Aracne

Si può descrivere il morire? È possibile dare una rappresentazione dell’attraversamento di quella linea che separa la vita dalla morte?
Qualche medico, come lo psichiatra Eugenio Borgna in L’arcipelago delle emozioni, lo ha tentato connotando quei momenti come «l’ora che non ha più sorelle: nel venir meno di ogni continuità temporale, di ogni possibile trascendenza nel futuro». Insomma, una sorta di uscita dalla dimensione temporale. Dal canto loro scrittori come Tomasi di Lampedusa nel Gattopardo o Camus in La morte felice hanno rappresentato il trapasso come lo spegnersi dei rumori del mondo – quello del mare, nel loro caso – come se si venisse risucchiati all’interno della natura, non più spettatori, ma parte di essa.
Nessuno però è riuscito a rappresentare il morire con altrettanta intensità, plasticità ed emozione come il pittore Ferdinand Hodler (Berna 1853-Ginevra 1918).
Il professor Giovanni Ceccarelli – medico pediatra, altresì laureato in Studi storico-artistici – ci racconta in questo libro la malattia e la morte di una giovane donna, Valentine Godé-Darel, cui Hodler era sentimentalmente legato. Il pittore segue passo passo con i suoi ritratti e i suoi disegni l’inesorabile progredire del cancro che distrugge il corpo della sua amata.
Verrà il momento in cui Valentine non guarderà più Hodler, che allora comincerà a ritrarla di profilo, quasi ad esprimere il pensiero di lei – scrive Ceccarelli – «se io non fossi malata, tu saresti felice» (pag.71).Hodler, dunque, intuisce il vissuto interiore della paziente e lo esprime pittoricamente. Mentre le prime raffigurazioni ci mostravano Valentine di fronte, gli occhi negli occhi di chi la dipingeva e dunque quel guardarsi reciprocamente esprimeva l’amore che li univa, ora lo sguardo e il pensiero di lei sono altrove, persi in un vuoto che è soltanto suo.
Ma poi lo sguardo della malata ritorna a fissare il pittore: è uno sguardo implorante che dice, che grida: «non lasciarmi andare»; è lo sguardo di chi sente «che tutto sta per essere cancellato: la malattia, l’amore, la persona, la vita» (pag. 73).

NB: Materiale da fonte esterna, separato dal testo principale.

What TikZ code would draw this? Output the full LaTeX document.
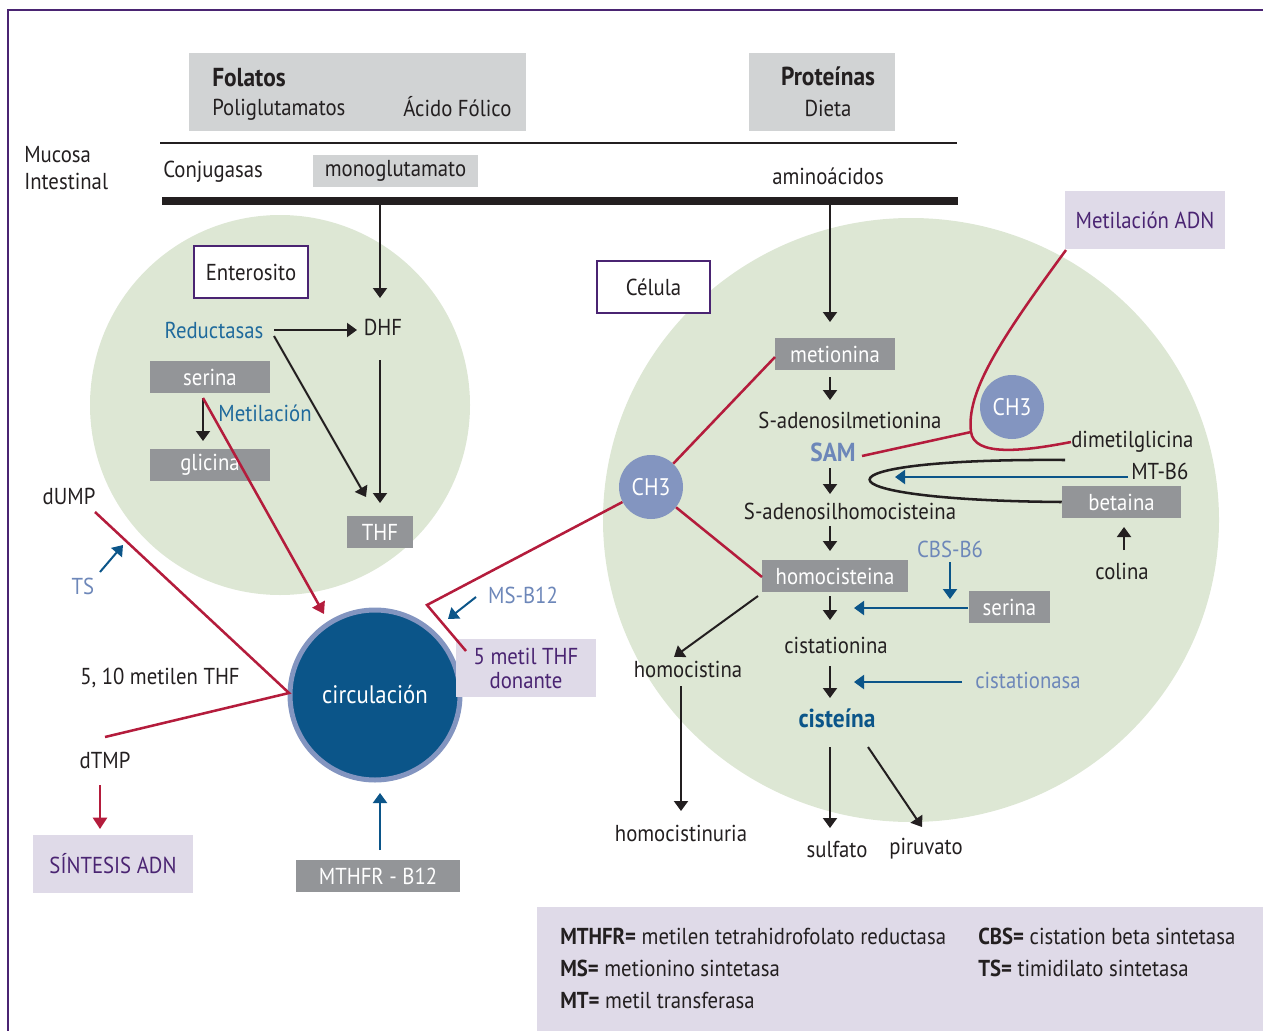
\documentclass[tikz,border=0pt]{standalone}
\usepackage{fontspec}
\setmainfont[FakeStretch=0.9]{PT Sans}
\usetikzlibrary{arrows.meta}
\definecolor{cgreen}{HTML}{DDE7D4}
\definecolor{cgray}{HTML}{939598}
\definecolor{clgray}{HTML}{D1D3D4}
\definecolor{clav}{HTML}{DFDAE8}
\definecolor{cpurp}{HTML}{4A2472}
\definecolor{cblue}{HTML}{1F6A9C}
\definecolor{cbluel}{HTML}{6D87B9}
\definecolor{cch}{HTML}{8395C0}
\definecolor{ccirc}{HTML}{0B5589}
\definecolor{cred}{HTML}{B41C3C}
\definecolor{ctext}{HTML}{231F20}
\newcommand{\fsn}{\fontsize{17.3}{20}\selectfont}
\newcommand{\fsb}{\fontsize{19.5}{22}\selectfont\bfseries}
\begin{document}
\begin{tikzpicture}[x=0.75pt,y=-0.75pt,
  every node/.style={font=\fsn, inner sep=0, text=ctext},
  gbox/.style={fill=cgray, text=white, minimum height=24pt},
  lgbox/.style={fill=clgray},
  lavbox/.style={fill=clav, text=cpurp},
  wbox/.style={fill=white, draw=cpurp, line width=1.5pt},
  chc/.style={circle, fill=cch, text=white, minimum size=48pt},
  blk/.style={draw=ctext, line width=1.5pt, -{Triangle[length=7.5pt, width=10.5pt]}},
  blu/.style={draw=ccirc, line width=1.5pt, -{Triangle[length=7.5pt, width=10.5pt]}},
  redl/.style={draw=cred, line width=1.9pt},
  rarr/.style={draw=cred, line width=1.9pt, -{Triangle[length=8.5pt, width=10.5pt]}},
  bl/.style={text=cblue},
  bll/.style={text=cbluel}
]
\useasboundingbox (0,0) rectangle (1263,1031);
% frame
\draw[cpurp, line width=1.5pt] (8,1031) -- (8,10) -- (1263,10);

% green cells
\fill[cgreen] (280,405) circle (190);
\fill[cgreen] (911,520) ellipse [x radius=308, y radius=302];

% top boxes
\node[lgbox, minimum width=252.75pt, minimum height=58.5pt] (fol) at (357.5,92) {};
\node[anchor=west, font=\fsb] (folt) at (212,78) {Folatos};
\node[anchor=west] (poli) at (212,110) {Poliglutamatos};
\node[anchor=west] (acido) at (403,107) {Ácido Fólico};
\node[lgbox, minimum width=109.5pt, minimum height=58.5pt] (prot) at (822,92) {};
\node[font=\fsb] (protl) at (828,76) {Proteínas};
\node (dieta) at (828,108) {Dieta};

\draw[ctext, line width=1.9pt] (160,143) -- (957,143);
\draw[ctext, line width=6pt] (162,201) -- (958,201);

\node[anchor=west, align=left, font=\fontsize{17.3}{20.5}\selectfont] (muc) at (24,168) {Mucosa\\Intestinal};
\node[anchor=west] (conj) at (163,172) {Conjugasas};
\node[lgbox, minimum width=123.75pt, minimum height=24pt] (mono) at (395.5,171) {monoglutamato};
\node (amino) at (828,176) {aminoácidos};

% enterocyte
\node[wbox, minimum width=85.5pt, minimum height=39pt] (ent) at (251,272) {Enterosito};
\coordinate (b1) at (380,205);
\coordinate (b1e) at (380,298);
\draw[blk] (b1) -- (b1e);
\node[bl] (red) at (214,330) {Reductasas};
\node (dhf) at (383,327) {DHF};
\node[gbox, minimum width=90pt] (ser1) at (210,377) {serina};
\node[gbox, minimum width=90pt] (gli) at (210,465) {glicina};
\node[gbox, minimum width=49.5pt] (thf) at (380,532) {THF};
\node[bl] (metil) at (265,413) {Metilación};
\coordinate (r1) at (274,330);
\coordinate (r2) at (357,330);
\draw[blk] (r1) -- (r2);
\coordinate (r3) at (274,336);
\coordinate (r4) at (366,497);
\draw[blk] (r3) -- (r4);
\coordinate (d1) at (380,360);
\coordinate (d2) at (380,503);
\draw[blk] (d1) -- (d2);
\coordinate (s1) at (203,398);
\coordinate (s2) at (203,441);
\draw[blk] (s1) -- (s2);

% circulation
\node[circle, fill=ccirc, draw=cch, line width=3.75pt, minimum size=127.5pt, text=white, font=\fontsize{19}{22}\selectfont] (circ) at (375,695) {circulación};
\coordinate (s3) at (324,614);
\draw[rarr] (s1) -- (s3);

% left side
\node (dump) at (69,496) {dUMP};
\node[bll] (ts) at (83,586) {TS};
\node (mth) at (160,678) {5, 10 metilen THF};
\node (dtmp) at (105,760) {dTMP};
\coordinate (u1) at (95,512);
\coordinate (apx) at (289,693);
\coordinate (u2) at (105,737);
\draw[redl] (u1) -- (apx) -- (u2);
\coordinate (t1) at (100,572);
\coordinate (t2) at (123,545);
\draw[blu] (t1) -- (t2);
\coordinate (dt1) at (100,785);
\coordinate (dt2) at (100,829);
\draw[rarr] (dt1) -- (dt2);
\node[lavbox, minimum width=120pt, minimum height=43.5pt] (sint) at (113,864) {SÍNTESIS ADN};
\node[gbox, minimum width=123pt] (mthfr) at (378,876) {MTHFR - B12};
\coordinate (m1) at (380,850);
\coordinate (m2) at (380,793);
\draw[blu] (m1) -- (m2);
\node[lavbox, minimum width=105pt, minimum height=43.5pt, align=center, font=\fontsize{17.3}{18}\selectfont] (don) at (526,668) {5 metil THF\\donante};
\node[bll] (msb) at (523,595) {MS-B12};
\coordinate (ms1) at (476,597);
\coordinate (ms2) at (448,619);
\draw[blu] (ms1) -- (ms2);

% right cell
\node[wbox, minimum width=84.75pt, minimum height=39pt] (cel) at (653.5,287) {Célula};
\node[lavbox, minimum width=120pt, minimum height=43.5pt] (mad) at (1145,220) {Metilación ADN};
\coordinate (b2) at (830,205);
\coordinate (b2e) at (830,322);
\draw[blk] (b2) -- (b2e);
\node[gbox, minimum width=90pt] (met) at (835,354) {metionina};
\node (sam1) at (850,420) {S-adenosilmetionina};
\node[text=cbluel, font=\fsb] (sam) at (833,452) {SAM};
\node (sah) at (850,511) {S-adenosilhomocisteina};
\node[gbox, minimum width=109.5pt] (hcy) at (835,576) {homocisteina};
\node (cist) at (836,645) {cistationina};
\node[text=ccirc, font=\fsb] (cys) at (837,718) {cisteína};
\node (sulf) at (837,849) {sulfato};
\node (piru) at (926,849) {piruvato};
\node (hcyst) at (688,669) {homocistina};
\node (hcyu) at (681,833) {homocistinuria};
\node[gbox, minimum width=60.75pt] (ser2) at (1009.5,607) {serina};
\node[bll] (cbs) at (950,549) {CBS-B6};
\node[bll] (cistasa) at (1028,680) {cistationasa};
\node[gbox, minimum width=89.25pt] (bet) at (1121.5,502) {betaina};
\node (col) at (1122,571) {colina};
\node[anchor=west] (dmg) at (1071,442) {dimetilglicina};
\node[anchor=west] (mtb) at (1131,471) {MT-B6};
\node[chc, font=\fontsize{18}{20}\selectfont] (ch3a) at (651,487) {CH3};
\node[chc, font=\fontsize{18}{20}\selectfont] (ch3b) at (1012,407) {CH3};

% vertical chain arrows
\coordinate (a1) at (830,377); \coordinate (a1e) at (830,400);
\draw[blk] (a1) -- (a1e);
\coordinate (a2) at (830,468); \coordinate (a2e) at (830,494);
\draw[blk] (a2) -- (a2e);
\coordinate (a3) at (830,526); \coordinate (a3e) at (830,551);
\draw[blk] (a3) -- (a3e);
\coordinate (a4) at (830,596); \coordinate (a4e) at (830,620);
\draw[blk] (a4) -- (a4e);
\coordinate (a5) at (830,666); \coordinate (a5e) at (830,698);
\draw[blk] (a5) -- (a5e);
\coordinate (a6) at (830,747); \coordinate (a6e) at (830,828);
\draw[blk] (a6) -- (a6e);
\coordinate (a7) at (868,747); \coordinate (a7e) at (922,827);
\draw[blk] (a7) -- (a7e);
\coordinate (h1) at (758,596); \coordinate (h1e) at (674,657);
\draw[blk] (h1) -- (h1e);
\coordinate (h2) at (681,686); \coordinate (h2e) at (681,811);
\draw[blk] (h2) -- (h2e);
\coordinate (c1) at (1124,550); \coordinate (c1e) at (1124,527);
\draw[blk] (c1) -- (c1e);

% blue arrows right
\coordinate (sb) at (968,608); \coordinate (sbe) at (854,608);
\draw[blu] (sb) -- (sbe);
\coordinate (cb) at (950,562); \coordinate (cbe) at (950,599);
\draw[blu] (cb) -- (cbe);
\coordinate (ca) at (962,682); \coordinate (cae) at (854,682);
\draw[blu] (ca) -- (cae);
\coordinate (mt1) at (1128,477); \coordinate (mt1e) at (895,477);
\draw[blu] (mt1) -- (mt1e);

% black U curve
\coordinate (u3) at (1065,460);
\draw[ctext, line width=1.9pt] (u3) .. controls (805,458) and (805,500) .. (bet.west);

% red lines right
\coordinate (mw) at (775,357);
\coordinate (hw) at (762,577);
\draw[redl] (mw) -- (ch3a) -- (hw);
\coordinate (apx2) at (427,605);
\coordinate (dn) at (466,651);
\draw[redl] (ch3a) -- (apx2) -- (dn);
\coordinate (mad1) at (1066,250);
\coordinate (jn) at (971,432);
\draw[redl] (mad1) .. controls (1000,340) and (966,392) .. (jn) .. controls (974,456) and (1020,452) .. (dmg.west);
\coordinate (samr) at (862,456);
\draw[redl] (samr) -- (jn);

% legend
\node[fill=clav, minimum width=544.5pt, minimum height=93pt] (leg) at (900,969) {};
\node[anchor=west] (l1) at (560,936) {\textbf{MTHFR=} metilen tetrahidrofolato reductasa};
\node[anchor=west] (l2) at (560,968) {\textbf{MS=} metionino sintetasa};
\node[anchor=west] (l3) at (560,1000) {\textbf{MT=} metil transferasa};
\node[anchor=west] (l4) at (978,936) {\textbf{CBS=} cistation beta sintetasa};
\node[anchor=west] (l5) at (978,968) {\textbf{TS=} timidilato sintetasa};
\end{tikzpicture}
\end{document}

La storia di Hodler e di Valentine, del loro incontro, del loro amore e della malattia di lei; l’analisi, al tempo stesso puntuale ed empatica, delle rappresentazioni pittoriche di una giovane donna che passa dalla splendore della salute ai primi segni della malattia, e poi entra in quella fase di conflitto tra vita e morte che è il morire, fino all’immobilità fredda e definitiva del cadavere occupa i primi cinque capitoli del libro. Nei rimanenti l’Autore traccia anzitutto un confronto tra Hodler e Edward Munch, un pittore che reiterò anch‘egli nei suoi quadri la rappresentazione della morte, anche se non fu mai presente alle scene che dipingeva. Successivamente Ceccarelli fornisce la sua risposta alla domanda se sia lecito «eternare – con tutto quello che questo verbo significa – la nostra morte, il nostro “stare morendo”» (pag 151). e scrive: «A me pare – per tentare comunque una conclusione assolutamente personale – che Hodler, con tutti i diritti della sua arte non aveva alcun diritto di usare Valentine morente come oggetto della e per la sua pittura».
Ma l’arte – mi permetto di osservare – non è forse trasfigurazione dell’oggetto? E se poi quei quadri furono venduti, conta assai poco in confronto al fatto che essi ci siano stati tramandati. E non dovremmo essere proprio noi medici a criticare ciò che Hodler fece: la sua testimonianza ci è preziosa, ci aiuta a comprendere cosa sia il morire, ci aiuta a riflettere su un evento così delicato e toccante come quello del trapasso; ci aiuta a non fuggire, a non cancellare dalla nostra mente quel difficile passaggio, ci aiuta a rimanere uomini anche quando siamo medici impotenti dinanzi al morire.
Perciò credo che Ceccarelli abbia fatto un grande regalo ai medici con questo suo libro che dovrebbe essere letto e meditato da molti e certo sarà gustato e apprezzato da chiunque lo legga, per la finezza e l’eleganza della sua scrittura.
Il volume, che fa onore anche all’impegno dell’Editore, è corredato di un’ampia bibliografia e di un indice delle figure ed è impreziosito dalla prefazione del professor Roberto Burgio, Maestro tra i più eminenti della pediatria italiana e dalla prefazione e postfazione del professor Vincenzo Nesi Preside della Facoltà di Scienze Matematiche, Fisiche e Naturali della “Sapienza” Università di Roma.